『いま ここにある風景』

渋谷の小さな映画館で夜、まあまあ遅くの回に見てきてました。

『いのちの食べかた』を観に行った時に、予告をやっていたのですが、そこに紹介されていた真っ赤な川とかの風景がただ連続して出てくるような映画を想像していたので、全然期待はずれでした。前評判もそれなりによいようなことが、あちこちに書いてあったので尚更です。

最初の巨大工場の長回しの際に、ナレーションが入り、「自然破壊は自己破壊だ」とか言っているので、明確に「自然破壊はダメだ」といっているのと同じです。それなのに、工場の生産風景とかダム建設の風景とか、単なる赤い川だの渦巻状の地下資源採掘跡の巨大な穴などの映像よりもかなり長いこと見せたあとに、「よいでも悪いでもない。新たな発想が必要だ」のようなことを言い出します。「いや、結局、ダメだと思ってんじゃん」とか突っ込みたくなったところで、唐突に映画が終わるので、非常にフラストレーションがたまりました。

パンフレットにも、「中国ではそれを大規模にやっただけで、これは世界中どこにでもある風景だ」とか書いてあるのですが、全くその通りで、私には殆どどこかで見た風景の延長のようなものしかなく、全然、衝撃もなければ、「息を呑む」などと言うことはありませんでした。

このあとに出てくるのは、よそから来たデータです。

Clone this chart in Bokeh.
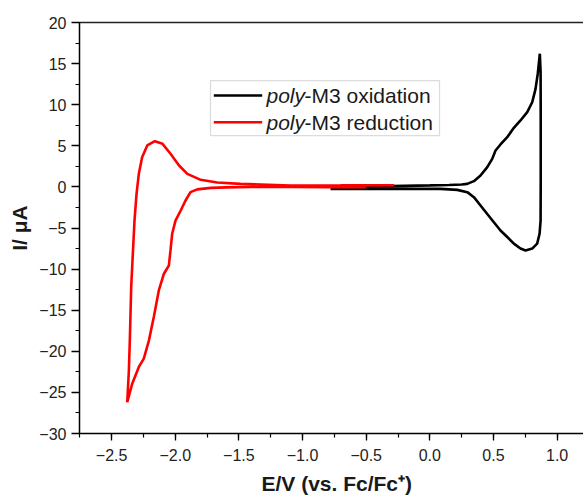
from bokeh.plotting import figure
from bokeh.models import (Range1d, SingleIntervalTicker, LinearAxis, FixedTicker,
                          CustomJSTickFormatter, BoxAnnotation, Label, Title)
from bokeh.embed import file_html
from bokeh.resources import INLINE

# ---------------- data ----------------
ox_E = [-0.78, -0.60, -0.40, -0.20, 0.00, 0.15, 0.25, 0.294, 0.346, 0.398, 0.451, 0.490,
        0.516, 0.555, 0.608, 0.660, 0.712, 0.765, 0.804, 0.830, 0.848, 0.864, 0.870,
        0.871, 0.871, 0.870, 0.862, 0.843, 0.804, 0.752, 0.712, 0.660, 0.608, 0.555,
        0.503, 0.451, 0.398, 0.346, 0.294, 0.215, 0.084, -0.10, -0.30, -0.50, -0.78]
ox_I = [-0.05, 0.02, 0.08, 0.13, 0.18, 0.24, 0.30, 0.37, 0.70, 1.39, 2.40, 3.41,
        4.43, 5.16, 6.05, 7.19, 8.08, 9.09, 10.3, 11.9, 13.8, 16.2, 14.0,
        8.0, 1.0, -4.1, -5.7, -6.9, -7.5, -7.74, -7.5, -6.9, -6.1, -5.3,
        -4.3, -3.3, -2.26, -1.25, -0.64, -0.36, -0.24, -0.24, -0.24, -0.25, -0.25]

red_E = [-0.50, -0.80, -1.10, -1.40, -1.60, -1.72, -1.827, -1.88, -1.919, -1.958, -1.998,
         -2.024, -2.037, -2.05, -2.09, -2.129, -2.168, -2.207, -2.247, -2.286, -2.338,
         -2.377, -2.364, -2.356, -2.346, -2.333, -2.32, -2.304, -2.286, -2.26, -2.22,
         -2.16, -2.10, -2.037, -1.97, -1.905, -1.80, -1.67, -1.487, -1.094, -0.70, -0.28]
red_I = [-0.05, -0.03, 0.00, -0.02, -0.06, -0.12, -0.30, -0.64, -1.65, -2.9, -4.1,
         -5.7, -7.7, -9.56, -10.6, -12.6, -15.8, -18.7, -20.9, -21.9, -23.95,
         -26.2, -22.3, -18.3, -12.2, -8.1, -4.1, -0.84, 1.59, 3.6, 5.04,
         5.56, 5.24, 4.03, 2.6, 1.59, 0.86, 0.54, 0.37, 0.17, 0.18, 0.20]

series_prefix = ["poly", "poly"]
series_suffix = ["-M3 oxidation", "-M3 reduction"]
series_color = ["black", "#ff0000"]

x_label = "E/V (vs. Fc/Fc\u207a)"
y_label = "I/ \u03bcA"

# ---------------- layout / style ----------------
FONT = "Liberation Sans"
TXT = "#1a1a1a"

p = figure(width=583, height=500, output_backend="svg", toolbar_location=None,
           x_range=Range1d(-2.752, 1.207), y_range=Range1d(-30, 20),
           min_border_left=79, min_border_right=0, min_border_top=22, min_border_bottom=67)
p.outline_line_color = None
p.grid.visible = False
p.background_fill_color = "white"
p.border_fill_color = "white"

top = LinearAxis(ticker=FixedTicker(ticks=[]), major_label_text_font_size="0px",
                 axis_line_width=1.5, axis_line_color="#222222",
                 major_tick_line_color=None, minor_tick_line_color=None)
p.add_layout(top, "above")

xa = p.below[0]
ya = p.left[0]
xa.ticker = SingleIntervalTicker(interval=0.5, num_minor_ticks=2)
ya.ticker = SingleIntervalTicker(interval=5, num_minor_ticks=2)
xa.formatter = CustomJSTickFormatter(
    code="var t = Math.abs(tick) < 1e-9 ? 0 : tick; return t.toFixed(1).replace('-', '\u2212');")
ya.formatter = CustomJSTickFormatter(
    code="var t = Math.abs(tick) < 1e-9 ? 0 : tick; return t.toFixed(0).replace('-', '\u2212');")

for ax in (xa, ya):
    ax.axis_line_width = 1.5
    ax.axis_line_color = "black"
    ax.major_tick_line_color = "black"
    ax.minor_tick_line_color = "black"
    ax.major_tick_line_width = 1.3
    ax.minor_tick_line_width = 1.2
    ax.major_tick_in = 0
    ax.minor_tick_in = 0
    ax.major_label_text_font = FONT
    ax.major_label_text_font_size = "16px"
    ax.major_label_text_color = "#222222"
    ax.axis_label_text_font = FONT
    ax.axis_label_text_font_size = "21px"
    ax.axis_label_text_font_style = "bold"
    ax.axis_label_text_color = TXT

xa.major_tick_out = 7
xa.minor_tick_out = 4
xa.major_label_standoff = 8
ya.major_tick_out = 8
ya.minor_tick_out = 4
ya.major_label_standoff = 5
ya.axis_label = y_label
ya.axis_label_standoff = 5

p.line(ox_E, ox_I, line_color=series_color[0], line_width=2.6)
p.line(red_E, red_I, line_color=series_color[1], line_width=2.6)

# x axis label as a title below the axis, shifted to where the reference has it
p.add_layout(Title(text=x_label, align="left", offset=182, text_font=FONT,
                   text_font_size="21px", text_font_style="bold", text_color=TXT,
                   standoff=12), "below")

# legend (custom so that "poly" can be italic)
leg_left, leg_right, leg_top, leg_bottom = -1.723, 0.076, 12.94, 6.25
leg_line_x0, leg_line_x1, leg_text_x = -1.697, -1.317, -1.283
leg_rows = [11.12, 7.87]
p.add_layout(BoxAnnotation(left=leg_left, right=leg_right, top=leg_top, bottom=leg_bottom,
                           fill_color="white", fill_alpha=1.0, line_color="#8a8a8a",
                           line_width=1.2, level="underlay"))
p.segment(x0=[leg_line_x0] * 2, x1=[leg_line_x1] * 2, y0=leg_rows, y1=leg_rows,
          line_color=series_color, line_width=2.6)
for row, pre, suf in zip(leg_rows, series_prefix, series_suffix):
    p.add_layout(Label(x=leg_text_x, y=row, text=pre, text_font=FONT, text_font_size="21px",
                       text_font_style="italic", text_color=TXT, text_baseline="middle"))
    p.add_layout(Label(x=leg_text_x, y=row, x_offset=38, text=suf, text_font=FONT,
                       text_font_size="21px", text_color=TXT, text_baseline="middle"))

open("out.html", "w").write(file_html(p, INLINE))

工場の風景は、私のクライアントさんの製造現場を特撮か何かでつなげただけのことのようですし、拙宅の「近所にあるお菓子の工場のラインも上から見たらこんな感じだよな」と、工場見学を思い出します。造船現場も、「これの10分の一ぐらいなら、実家のある港町にゴロゴロあった風景だよな」とか。昔、実家のある町から旭川に行く途中には、製紙工場が林立する一帯があり、そこの近くを流れる川は、刺激臭が立ち込めて、目も開けていられないぐらいで、水面は白い泡で一杯だったりしたことがよくありました。

山を削った風景も、超ミニ版ですが、それなりに大きな山の採石場とかは北海道には道路から見えるところなどにあったので、「ああ、きっとあれの大きなやつなんだろうなぁ。近くで本物を見たら「おおっ」ぐらいは思うかもしれないけど、映画館で見たら、「あんな雰囲気の風景ね」って思うだけだよなぁ」と。まして、都市開発の風景などは、別に東京でも大阪でも香港でも、数分の一ぐらいのサイズなら、ゴロゴロあるものだと思われてなりません。20歳の頃に上京して撮りまくった街並みの写真の中で残っている数枚は「代官山新旧」とかタイトルがついています。超ミニサイズですが、都市開発の似たような風景です。香港に滞在していた時に撮ったタイガーバームガーデンの写真も、遠景を撮ると必ず周囲の高層マンションが入ってしまうので、必然的にあんな感じになります。

だから、全編を通して、世間知らずのおっちゃんが、「どうだ、俺は凄いもん見つけたんだぞ」とかいって、世の中にゴロゴロ転がっている風景の写真をアルバムで見せびらかしているような感じの印象で、「まあ、切り取り方の構図と、写真の採光はうまいなぁ」とか思うだけのことでした。さすが、映画全編を通して、撮影の場面では「光が…」「光が…」と繰り返しているだけあります。

あと、このナイーヴなおっちゃんの、さらに輪をかけて共感できない部分は、人間の集団を奇異なもの、若しくは、さらに極端に言うと、異常なものとしてみる目線です。工場の黄色い制服を着た人々が工場の間の道路に集まってくる風景を、「そうだ。集団がぞろぞろ集まってくるところを狙え」のような撮影の声が入りつつ写していますが、その後、集団の声をマイクは拾い始めます。その声は、不良をなくすことの大事さを真剣に訴えているなかなかいい内容で、私の仕事の参考になるぐらいでした。あの規模の大工場でもきちんとミーティングを班毎にやって、作業に向かうなど、なかなかいい線行っているじゃないかと思ってしまいました。

留学したての頃、級友に超大手電話会社時代のラジオ体操風景を見せたら、「おまえもこの中にいたのか。気持ち悪くならないか」と言われたことを思い出しました。

工場の風景や造船所の風景などは全然頂けません。これのセリフを変えたら、「激動の昭和史」とか「ものづくりのひたむきさ」などの映画が簡単にできてしまいそうです。プロジェクトXにもよく出てきそうな風景が結構あります。ただ、採掘現場や廃棄物の投棄現場、廃船の処分場などの風景は構図的に審美に十分に耐えるものだとは思います。だから、DVDじゃなくて、買うなら写真集でしょう。